Adopt-a-Mission program builds friendships

Posted: 5/21/2018

Parishioners Paul and Beth Mattingly wanted to help St. Bernard of Clairvaux in Cincinnati become a more missionary parish. They looked around the world, almost starting an adoptive relationship with a church in Honduras. When that didn't work out, Paul remembered something he’d known all along — there are missions in need of help right here in the U.S.

Paul grew up in Aurora, Ind., nearby Glenmary’s novitiate house, which was located there from 1956-65. Glenmarians often served at his church and he got to know them well. Paul even became college roommates with now-Brother Virgil Siefker. Beth learned of Glenmary through Brother Virgil, and the two were moved by Glenmary’s mission.

The couple moved to Cincinnati and for the last 25 years have loved their parish, St. Bernard. Like all churches, Paul noted, St. Bernard had to meet the challenge of having an outward focus beyond the normal nuturing of its community. Paul and Beth wanted to help St. Bernard go out to the margins.

“We saw something in Glenmary Challenge magazine about Glenmary having an adopt-a-parish program,” Paul said. “We went to our pastor, Father Don Siciliano, and said, ‘We ought to do this,’ and he said, ‘Go for it.’”

Since October of 2016, thanks largely to Paul and Beth, St. Bernard has adopted Glenmary’s Holy Family Catholic Mission in Lafayette, Tenn. The covenant between the two communities calls for mutual prayer, exchange of information and visiting each other. Additionally, St. Bernard provides a monthly donation to Glenmary to support Holy Family.

St. Bernard is one of 15 organizations around the country that has adopted a Glenmary mission or missioner. The relationships allows Glenmary greater exposure in the more established parishes, and provide a steady source of income for Glenmary’s ministries. 

The relationship between St. Bernard and Holy Family has been a hit from the start. When parishioners from Holy Family visited Cincinnati to sign their copy of the covenant in October of 2016, St. Bernard was busy with a canned goods drive for Thanksgiving. Without being asked, parishioners from Holy Family jumped in to help organize the cans. 

With the covenant established, the St. Bernard group asked Holy Family pastor Father Vic Subb how they could help. At the time, Father Vic needed about 30 baby blankets. St. Bernard parishioners delivered 130 blankets!

“That told us that people were really interested in doing this,” Paul said.

The people of St. Bernard have embraced their adopted parish. In the first year they provided $5,000 towards Holy Family’s efforts to construct a new church, sent school supplies to local children in Macon County, Tenn., delivered shoes and clothing to the needy at Holy Family, and provided personal care items for the migrant tobacco workers the mission serves. 

The relationship isn’t a one-way street.
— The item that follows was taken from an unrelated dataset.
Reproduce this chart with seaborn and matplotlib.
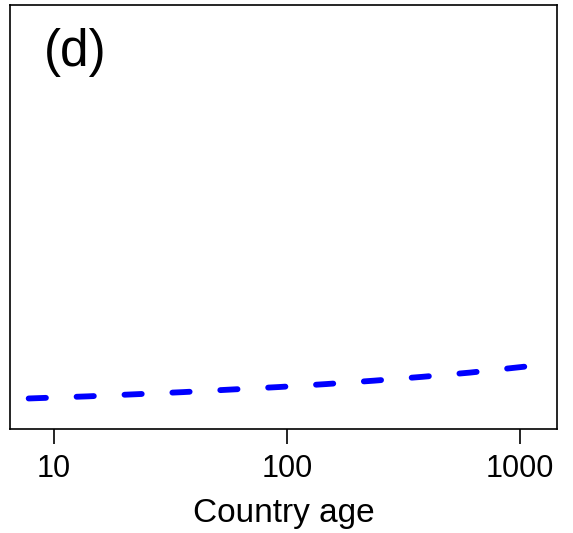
import numpy as np
import pandas as pd
import matplotlib
matplotlib.use("Agg")
import matplotlib.pyplot as plt
import seaborn as sns

country_age = [7.8, 14.0, 22.5, 35.9, 57.4, 92.7, 148, 237, 381, 611, 1090]
effect = [0.072, 0.077, 0.082, 0.087, 0.093, 0.099, 0.106, 0.114, 0.123, 0.133, 0.148]
x_ticks = [10, 100, 1000]
x_tick_labels = ["10", "100", "1000"]

sns.set_style("white")
plt.rcParams['font.family'] = ['Liberation Sans', 'DejaVu Sans']
plt.rcParams['text.color'] = 'black'
plt.rcParams['axes.labelcolor'] = 'black'
plt.rcParams['xtick.color'] = 'black'

df = pd.DataFrame({"age": country_age, "effect": effect})

fig = plt.figure(figsize=(5.73, 5.33), dpi=100)
ax = fig.add_axes([10/573, 1 - 429/533, 547/573, 424/533])

sns.lineplot(data=df, x="age", y="effect", ax=ax, color="#0000ff", linewidth=4.2,
             linestyle=(0, (2.96, 5.26)), estimator=None, sort=True)
ax.lines[0].set_dash_capstyle("round")

ax.set_xscale("log")
ax.set_xlim(10**0.812, 10**3.16)
ax.set_ylim(0, 1)
ax.set_xticks(x_ticks)
ax.set_xticklabels(x_tick_labels)
ax.xaxis.set_minor_locator(matplotlib.ticker.NullLocator())
ax.set_yticks([])
ax.set_ylabel("")
ax.set_xlabel("Country age", fontsize=24, labelpad=10, color="black")
ax.tick_params(axis="x", direction="out", length=11, width=1.2, labelsize=22, pad=7,
               bottom=True, color="black", labelcolor="black")
for s in ax.spines.values():
    s.set_color("black")
    s.set_linewidth(1.2)
ax.text(0.062, 0.945, "(d)", transform=ax.transAxes, fontsize=37, ha="left", va="top",
        color="black")

fig.savefig("out.png", dpi=100)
Parishioners from Holy Family hosted a group from Cincinnati for a Seder meal during Holy Week. Further, a group from the Tenn. mission drove up to St. Bernard to volunteer at their annual summer festival. In the Archdiocese of Cincinnati, summer festivals are major fundraisers, but finding volunteers to help operate them is a real challenge, making Holy Family’s efforts very appreciated.

The Holy Family volunteers worked long hours in the hot Cincinnati summer, but came away with ideas on fundraisers for their own church.

“It gave them the idea of how they could start something they could use,” Beth said. “It could be a money maker for their parish.”

“We wanted this to be more than just sending a check,” Paul said. “Officially, you send the money and there’s prayer and that’s all great, but we wanted people-to-people contact. We’ve really struck up some friendships.”